In a recent podcast episode, stack.io CEO Hany Fahim talks about a series of massive Denial of Service (DoS) attacks that sidelined his clients, included ransom letters, and getting a call from the FBI. The Denial of Service attacks led to a denial of sleep for the stack.io team.
It started with a buzzing phone
It was Saturday, October 17, 2015, at 10:30 p.m. Hany’s phone started buzzing. Generally, this isn’t a good sign. stack.io’s monitoring system was informing him that several of their customers’ sites had gone down.
“When your phone buzzes like that your heart tends to skip a few beats,” says Hany.
Welcome to the neighbourhood
Hany uses an every-day analogy to make this technical tale relatable – the local coffee shop. This shop, well-known and loved, represents a web application, and the loyal coffee drinkers are the end-users. The sidewalks, roads, and highways serve as the various networks that people can use to get to the shop. This is the World Wide Web we all know.
Continuing the analogy, the coffee shop has neighbours – a donut shop, burger joint, and barbershop. stack.io can be viewed as the property manager of these businesses..
Hany and his team were up and running quickly to identify and resolve the problem. The coffee shop was being hit by a DoS attack and traffic was up 2,500 percent. That means 25 times the normal numbers.
At the coffee shop’s busiest period, it would see about 40 people packed into its small retail space. But the attack meant that it was akin to 1,000 people showing up all at once.
The attack, from Russia, Romania, and Ukraine, lasted only seven minutes, but it took a sleepless night for Hany to figure out the cause.
More security, more buzzing phones
While firewalls were already in place to protect the coffee shop, it was clear more security was needed.
Tuesday, December 8, 2015: Two months later at 3 p.m. – primetime and a bigger attack with traffic increases of 3,000 percent. The coffee shop was spared, but the donut shop bore the brunt of the attack.
Wednesday, January 20, 2016: A third store – the local burger joint – was the target in yet another massive attack, the largest so far, with 12,500 percent more traffic than usual.

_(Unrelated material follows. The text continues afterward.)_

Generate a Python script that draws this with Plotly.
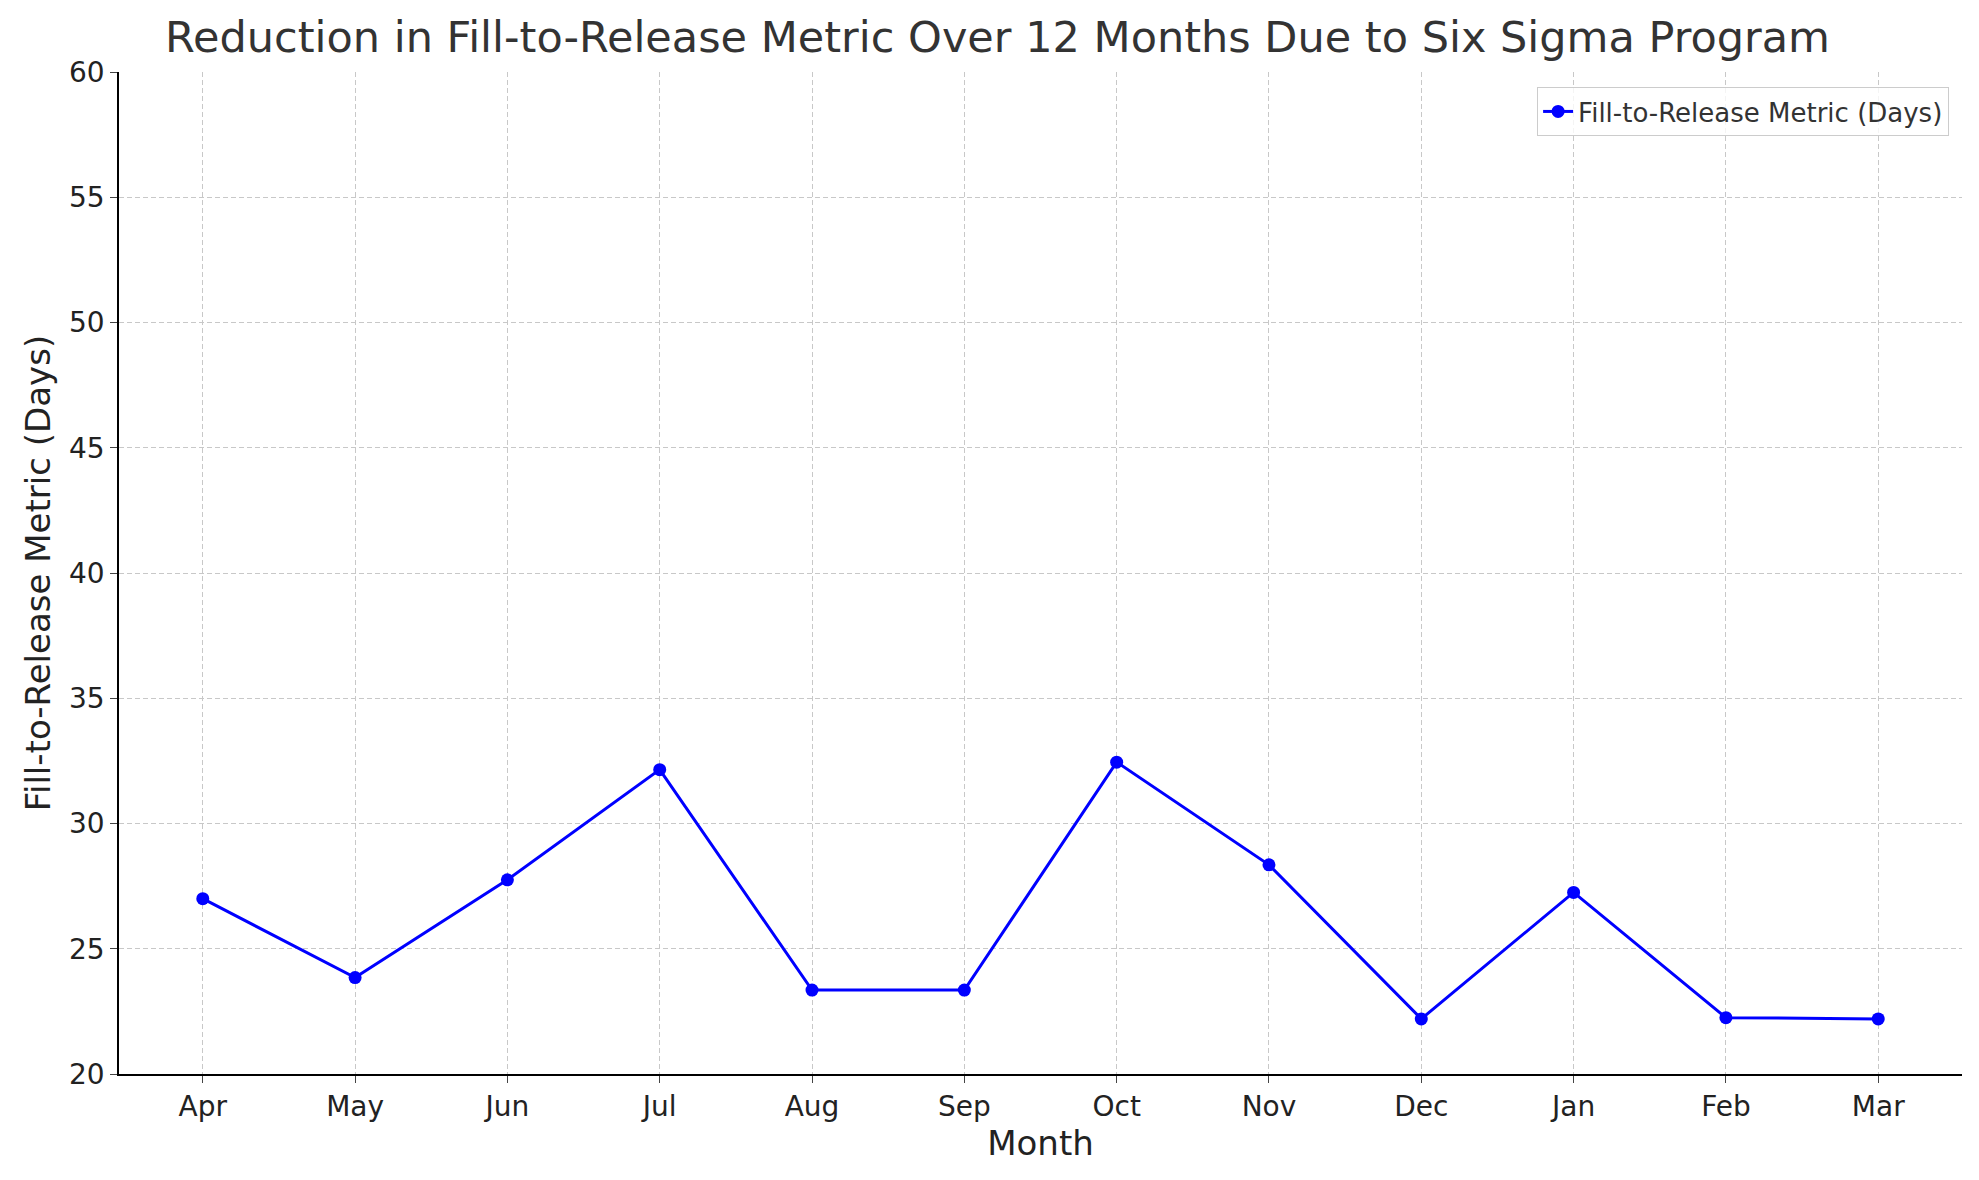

Tuesday, January 26, 2016: The coffee shop is hit again. Traffic was up 2,000 percent!
After significant research and financial spend, Hany was able to add new security measures to keep clients safe. But these would take some time to be fully implemented.
For almost two months, the days were uneventful, until things took a turn for the worse on Monday, April 18, 2016. The coffee shop received a ransom letter! Hackers threatened a mammoth DoS attack in seven days unless they were paid a protection fee of 11.41 bitcoins, about $6,000 Canadian dollars (at the time).
What to do? Hany’s team decided that paying the hackers was not an option. It would send a message that they could be bought. Instead, they proceeded with security improvements.
Again, on Friday, April 22, 2016, another attack. This time the coffee shop, donut shop, and burger joint were spared but the local barbershop was overwhelmed with a traffic increase of 4,000 percent.
While this was happening, the burger joint received its own ransom letter, with a hacker threatening to make their customer database public. Sounding remarkably different from the first ransom letter, this one wanted only “a modest consultation fee of $300 US dollars,” and also promised to point out security vulnerabilities in their systems.
The day before the first threatened attack, Sunday, April 24, additional modifications were made to sites.
“Monday. Zero hour. I didn’t get much sleep that night and cancelled all the meetings for the day in anticipation of a day of battle. I remember walking up and down the halls of our office not really knowing what to do with myself,” says Hany.
However, in the end, nothing happened!
Hany’s team had spent three months working on a “scrubber” – a security system that would prevent any further attacks – and it was finally fully implemented.
Hany – tired and grateful – was relieved that his denial of sleep was over.
“I can tell you; I had the best sleep of my life that night,” Hany revealed.
If this wasn’t drama enough, about a year later, the FBI contacted Hany about the attacks. They were looking into similar attacks in the United States that seemed linked. The FBI had a suspect!
When the FBI completed its investigation, the suspected hacker was facing a 17-year prison sentence and a $750,000 fine.